Honestly, I think I have you beat but unable to load pictures from camera. Cost me $265 to get it cleaned. Just the area he vomited in.


----------



## Scruffy one (Oct 21, 2015)

UberReallySucks said:


> Tell Kristine to escalate and don't take No for an answer... Provide a receipt and they will provide you with the amount paid at face value.


They will not go over $250. It took me a month.


----------



## Fireguy50 (Nov 23, 2015)

Scruffy one said:


> They will not go over $250. It took me a month.


So they did give you an extra $100?


----------



## BlueNOX (Apr 3, 2016)

Had to deal with this a few times. The trick that works for me is to professionally tell uber to keep their money you'll seek retitution directly from the passenger. They don't like the idea of us serving a pax with a court order and ante up the money.


----------



## Scruffy one (Oct 21, 2015)

Fireguy50 said:


> Coincidentally I get this retaliation rating complaint the same day I drove these idiot's and complained to Uber, this is only the 2nd complaint I've EVER received. Not sure if the PAX did this or Uber added it because I keep complaining about paying for the damage?
> View attachment 66388
> 
> I'm not changing anything, Uber needs to change THEIR *best practices*!
> ...


For odors, several yrs ago, when I was still driving semi, I was at a Petrol and bought an odor eliminator product. It is in a breathable, non leaking bag. Put it under the seat & was amazed at how well it worked and, many years later, STILL works. My understanding is it has lava rock in the bag. Never opened it to find out. Told the owner of the detail shop about it. He said he was going to recommend one of them and a can of Ozium.


Fireguy50 said:


> So they did give you an extra $100?


It was supposed to be in this week's pay. Thus far, it is not. Keep on them. Stay polite but don't back down.


----------



## Scruffy one (Oct 21, 2015)

BlueNOX said:


> Had to deal with this a few times. The trick that works for me is to professionally tell uber to keep their money you'll seek retitution directly from the passenger. They don't like the idea of us serving a pax with a court order and ante up the money.

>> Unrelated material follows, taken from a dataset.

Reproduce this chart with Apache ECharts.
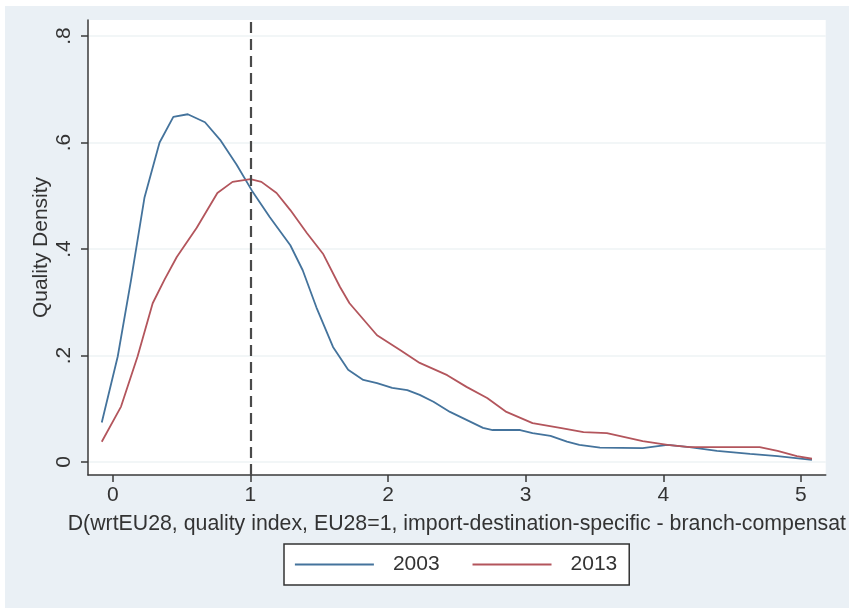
<!DOCTYPE html>
<html>
<head>
<meta charset="utf-8">
<script src="https://cdn.jsdelivr.net/npm/echarts@6/dist/echarts.min.js"></script>
<style>
  html, body { margin: 0; padding: 0; background: #ffffff; }
  #chart { position: absolute; left: 5px; top: 6px; width: 844px; height: 602px; }
</style>
</head>
<body>
<div id="chart"></div>
<script>
// Kernel density of the quality index, 2003 vs 2013
const x2003 = [-0.08, 0.036, 0.133, 0.23, 0.34, 0.44, 0.545, 0.67, 0.78, 0.90, 1.01, 1.14, 1.29, 1.38, 1.48, 1.6, 1.71, 1.82, 1.92, 2.03, 2.14, 2.23, 2.33, 2.45, 2.57, 2.69, 2.76, 2.96, 3.05, 3.18, 3.3, 3.39, 3.54, 3.85, 4.03, 4.19, 4.39, 4.63, 4.83, 5.08];
const d2003 = [0.074, 0.198, 0.342, 0.496, 0.60, 0.648, 0.653, 0.638, 0.605, 0.558, 0.51, 0.46, 0.407, 0.36, 0.29, 0.216, 0.173, 0.154, 0.148, 0.139, 0.135, 0.126, 0.113, 0.094, 0.079, 0.064, 0.06, 0.06, 0.054, 0.049, 0.038, 0.032, 0.027, 0.026, 0.032, 0.028, 0.021, 0.015, 0.011, 0.004];

const x2013 = [-0.08, 0.06, 0.18, 0.29, 0.375, 0.465, 0.61, 0.76, 0.87, 1.0, 1.08, 1.19, 1.29, 1.41, 1.53, 1.65, 1.72, 1.92, 2.09, 2.23, 2.43, 2.57, 2.72, 2.86, 3.05, 3.25, 3.42, 3.59, 3.85, 4.03, 4.19, 4.43, 4.70, 4.83, 4.97, 5.08];
const d2013 = [0.038, 0.104, 0.198, 0.298, 0.342, 0.385, 0.44, 0.505, 0.526, 0.531, 0.526, 0.505, 0.473, 0.43, 0.39, 0.329, 0.298, 0.238, 0.21, 0.186, 0.163, 0.141, 0.12, 0.094, 0.073, 0.064, 0.056, 0.054, 0.039, 0.032, 0.028, 0.028, 0.028, 0.021, 0.011, 0.006];

const xTicks = [0, 1, 2, 3, 4, 5];
const yTicks = [0, 0.2, 0.4, 0.6, 0.8];
const yTickLabels = ['0', '.2', '.4', '.6', '.8'];
const refLine = 1;
const seriesNames = ['2003', '2013'];
const xTitle = 'D(wrtEU28, quality index, EU28=1, import-destination-specific - branch-compensat';
const yTitle = 'Quality Density';

const pairs = (xs, ys) => xs.map((x, i) => [x, ys[i]]);

const FONT = 'Liberation Sans, Arial, sans-serif';
const TEXT = '#333333';
const AXIS = '#3a3a3a';
const BLUE = '#44739c';
const RED = '#b3555c';

const chart = echarts.init(document.getElementById('chart'), null, { renderer: 'canvas' });
chart.setOption({
  backgroundColor: '#eaf0f5',
  animation: false,
  textStyle: { fontFamily: FONT },
  grid: {
    left: 83, top: 14, right: 23, bottom: 133,
    show: true, backgroundColor: '#ffffff', borderWidth: 0
  },
  xAxis: {
    type: 'value',
    min: -0.18, max: 5.18,
    name: xTitle,
    nameLocation: 'middle',
    nameGap: 39,
    nameTextStyle: { fontSize: 21.3, color: TEXT, fontFamily: FONT },
    axisLine: { show: true, onZero: false, lineStyle: { color: AXIS, width: 1.5 } },
    axisTick: { show: true, length: 7, customValues: xTicks, lineStyle: { color: AXIS, width: 1.5 } },
    axisLabel: { customValues: xTicks, fontSize: 21, color: TEXT, margin: 10, fontFamily: FONT },
    splitLine: { show: false }
  },
  yAxis: {
    type: 'value',
    min: -0.0245, max: 0.83,
    name: yTitle,
    nameLocation: 'middle',
    nameGap: 36,
    nameMoveOverlap: false,
    nameTextStyle: { fontSize: 21, color: TEXT, fontFamily: FONT },
    axisLine: { show: true, onZero: false, lineStyle: { color: AXIS, width: 1.5 } },
    axisTick: { show: true, length: 7, customValues: yTicks, lineStyle: { color: AXIS, width: 1.5 } },
    axisLabel: {
      customValues: yTicks,
      rotate: 90, fontSize: 21, color: TEXT, margin: 13, fontFamily: FONT,
      formatter: v => yTickLabels[yTicks.findIndex(t => Math.abs(t - v) < 1e-9)] ?? ''
    },
    splitLine: { show: true, lineStyle: { color: '#eef3f5', width: 1.5 } }
  },
  legend: {
    show: true,
    data: seriesNames,
    left: 279, top: 538,
    orient: 'horizontal',
    backgroundColor: '#ffffff',
    borderColor: '#333333',
    borderWidth: 1.5,
    borderRadius: 0,
    padding: [10, 12, 10, 10],
    itemWidth: 79, itemHeight: 18,
    itemGap: 32,
    itemStyle: { opacity: 0 },
    lineStyle: { width: 1.8 },
    textStyle: { fontSize: 21, color: TEXT, fontFamily: FONT, padding: [0, 0, 0, 14] }
  },
  series: [
    {
      name: seriesNames[0],
      type: 'line',
      data: pairs(x2003, d2003),
      symbol: 'none',
      smooth: false,
      color: BLUE,
      lineStyle: { width: 1.8, color: BLUE },
      markLine: {
        silent: true,
        symbol: 'none',
        label: { show: false },
        lineStyle: { type: [11, 6], color: '#4a4a4a', width: 2.2 },
        data: [{ xAxis: refLine }]
      },
      z: 3
    },
    {
      name: seriesNames[1],
      type: 'line',
      data: pairs(x2013, d2013),
      symbol: 'none',
      smooth: false,
      color: RED,
      lineStyle: { width: 1.8, color: RED },
      z: 3
    }
  ]
});
</script>
</body>
</html>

Lol, I requested the pax name so I could take them to small claims court. I have screen shots for non believers.


----------



## Scruffy one (Oct 21, 2015)

Scruffy one said:


> Lol, I requested the pax name so I could take them to small claims court. I have screen shots for non believers.


Don't know how to load them to this page but, I have them.


----------



## Scruffy one (Oct 21, 2015)

Fireguy50 said:


> So they did give you an extra $100?


It was supposed to be in this week's pay but, as of statement info, it's not there, yet. I have been making them this morning. Keep on them. After a couple jerk replies, start requesting a supervisor.


----------



## BlueNOX (Apr 3, 2016)

Here's my process for damage to my vehicle:

1. Vehicle is detailed by cobblestone every day before I begin to uber. I pay $30 a month flat rate for this. Guarantees vehicle is always spotless.

2. I have 3 cameras in the vehicle. 2 cameras are positioned to cover the pax and myself. This is for liability reasons.

3. I have bags in the vehicle behind each of the front seats. Drunken pax can rarely locate them.

4. If pax damages vehicle with vomit, blood, urine or mucus (I've had them plant huge sneeze hockey's all over the back of the vehicle) I have the action on film.

5. Upon arrival of their destination I make them pose for a pic taken with my iPhone in their mess.

6. I do a screen shot with their name and address on the screen before I complete the trip.

7. Take pics and upload it all to uber. Uber loves my screenshots of puking passengers taken from the video. It adds a certain amount of unnecessary drama to the entire incident.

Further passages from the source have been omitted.